Bangladeshi politician

Mahabub Ara Begum Gini (born 1 August 1961) is a Bangladesh Awami League politician, a former Jatiya Sangsad member representing the Gaibandha-2 constituency, and a former whip in the parliament.

==Biography==
Gini graduated from the University of Dhaka. She was elected to parliament from Gaibandha-2 in 2009 as a candidate of Bangladesh Awami League. She won the nomination for the 2014 general election in 2013, despite some opposition from local party members of Bangladesh Awami League.

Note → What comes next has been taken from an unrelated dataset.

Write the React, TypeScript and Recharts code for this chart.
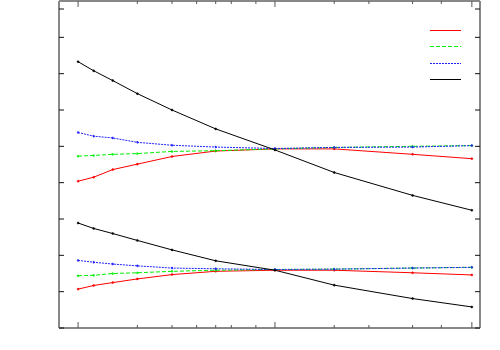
import { LineChart, Line, XAxis, YAxis, Legend } from 'recharts';

const xValues = [1, 1.2, 1.5, 2, 3, 5, 10, 20, 50, 100];

const redHigh = [4.04, 4.15, 4.36, 4.51, 4.72, 4.87, 4.93, 4.93, 4.78, 4.66];
const greenHigh = [4.73, 4.75, 4.78, 4.8, 4.86, 4.88, 4.93, 4.97, 5.0, 5.02];
const blueHigh = [5.38, 5.28, 5.23, 5.11, 5.03, 4.98, 4.94, 4.97, 4.98, 5.02];
const blackHigh = [7.33, 7.08, 6.81, 6.45, 6.0, 5.48, 4.9, 4.28, 3.65, 3.24];

const redLow = [1.07, 1.17, 1.25, 1.35, 1.47, 1.56, 1.59, 1.59, 1.52, 1.46];
const greenLow = [1.44, 1.45, 1.5, 1.52, 1.56, 1.59, 1.61, 1.62, 1.65, 1.67];
const blueLow = [1.86, 1.81, 1.76, 1.71, 1.65, 1.63, 1.61, 1.62, 1.65, 1.67];
const blackLow = [2.89, 2.74, 2.6, 2.41, 2.15, 1.85, 1.59, 1.18, 0.81, 0.58];

const xTicks = [1, 2, 3, 4, 5, 6, 7, 8, 9, 10, 20, 30, 40, 50, 60, 70, 80, 90, 100];
const yTicks = [0, 1, 2, 3, 4, 5, 6, 7, 8, 9];

const data = xValues.map((x, i) => ({
    x,
    redHigh: redHigh[i],
    greenHigh: greenHigh[i],
    blueHigh: blueHigh[i],
    blackHigh: blackHigh[i],
    redLow: redLow[i],
    greenLow: greenLow[i],
    blueLow: blueLow[i],
    blackLow: blackLow[i],
}));

const seriesStyle: Record<string, { color: string; dash?: string }> = {
    red: { color: '#ff0000' },
    green: { color: '#00ee00', dash: '4 2' },
    blue: { color: '#2020ff', dash: '2 1' },
    black: { color: '#000000' },
};

// plot box edges (from the margins below)
const PLOT = { left: 59, right: 480, top: 1, bottom: 328 };
const frame = '#888888';
const isMajor = (v: number) => Math.abs(Math.log10(v) - Math.round(Math.log10(v))) < 1e-6;

const BottomTick = (props: any) => {
    const len = isMajor(props.payload.value) ? 6 : 3;
    return <line x1={props.x} x2={props.x} y1={PLOT.bottom} y2={PLOT.bottom - len} stroke="#555" strokeWidth={1} />;
};
const TopTick = (props: any) => {
    const len = isMajor(props.payload.value) ? 6 : 3;
    return <line x1={props.x} x2={props.x} y1={PLOT.top} y2={PLOT.top + len} stroke="#555" strokeWidth={1} />;
};
const LeftTick = (props: any) => (
    <line x1={PLOT.left} x2={PLOT.left + 5} y1={props.y} y2={props.y} stroke="#111" strokeWidth={1} />
);
const RightTick = (props: any) => (
    <line x1={PLOT.right} x2={PLOT.right - 5} y1={props.y} y2={props.y} stroke="#111" strokeWidth={1} />
);

const legendRows = [2.5, 18.5, 35.5, 51.5];

const LegendBox = () => (
    <svg width={40} height={60} style={{ display: 'block' }}>
        {['red', 'green', 'blue', 'black'].map((k, i) => (
            <line
                key={k}
                x1={3}
                x2={34}
                y1={legendRows[i]}
                y2={legendRows[i]}
                stroke={seriesStyle[k].color}
                strokeDasharray={seriesStyle[k].dash}
                strokeWidth={1}
            />
        ))}
    </svg>
);

const keys = ['redHigh', 'greenHigh', 'blueHigh', 'blackHigh', 'redLow', 'greenLow', 'blueLow', 'blackLow'];

export default function App() {
    return (
        <div style={{ position: 'fixed', left: 0, top: 0, width: 500, height: 350, background: '#fff' }}>
            <LineChart width={500} height={350} data={data} margin={{ top: 0, right: 19, bottom: 21, left: 58 }}>
                <XAxis
                    dataKey="x"
                    type="number"
                    scale="log"
                    domain={[0.8, 110]}
                    ticks={xTicks}
                    allowDataOverflow
                    height={1}
                    tickSize={0}
                    tickMargin={0}
                    tickLine={false}
                    tick={<BottomTick />}
                    stroke={frame}
                    strokeWidth={2}
                />
                <XAxis
                    xAxisId="top"
                    orientation="top"
                    dataKey="x"
                    type="number"
                    scale="log"
                    domain={[0.8, 110]}
                    ticks={xTicks}
                    allowDataOverflow
                    height={1}
                    tickSize={0}
                    tickMargin={0}
                    tickLine={false}
                    tick={<TopTick />}
                    stroke={frame}
                    strokeWidth={2}
                />
                <YAxis
                    type="number"
                    domain={[0, 9]}
                    ticks={yTicks}
                    allowDataOverflow
                    width={1}
                    tickSize={0}
                    tickMargin={0}
                    tickLine={false}
                    tick={<LeftTick />}
                    stroke={frame}
                    strokeWidth={2}
                />
                <YAxis
                    yAxisId="right"
                    orientation="right"
                    type="number"
                    domain={[0, 9]}
                    ticks={yTicks}
                    allowDataOverflow
                    width={1}
                    tickSize={0}
                    tickMargin={0}
                    tickLine={false}
                    tick={<RightTick />}
                    stroke={frame}
                    strokeWidth={2}
                />
                <Legend
                    layout="vertical"
                    align="center"
                    verticalAlign="middle"
                    content={<LegendBox />}
                    wrapperStyle={{ position: 'absolute', left: 427, top: 28, width: 40, height: 60 }}
                />
                {keys.map((k) => {
                    const s = seriesStyle[k.replace(/High|Low/, '')];
                    return (
                        <Line
                            key={k}
                            dataKey={k}
                            type="linear"
                            stroke={s.color}
                            strokeDasharray={s.dash}
                            strokeWidth={1}
                            dot={{ r: 1, fill: s.color, stroke: s.color, strokeWidth: 0.5 }}
                            legendType="none"
                            isAnimationActive={false}
                        />
                    );
                })}
            </LineChart>
        </div>
    );
}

On 5 March 2012, Gini criticised Khaleda Zia and questioned the paternity of her son Tarique Rahman on the floor of the parliament. Her speech was criticised by The Daily Star who called the speech "vile". Minority rights group, Bangladesh Hindu-Buddhist-Christian Unity Council, have accused her of grabbing the land of minorities.

Gini would win the election in 2014. She is a member of the Parliamentary Standing Committee on Women and Children's Affairs. The body has called for the introduction of housing for female workers in rural areas.

In April 2017, Gini was elected vice-president of Bangladesh Olympic Association for a four-year term. In June 2017 she distributed aid for flood victims in her constituency of Gaibandha.

Gini was detained in October 2024 after the fall of the Sheikh Hasina led Awami League government in August.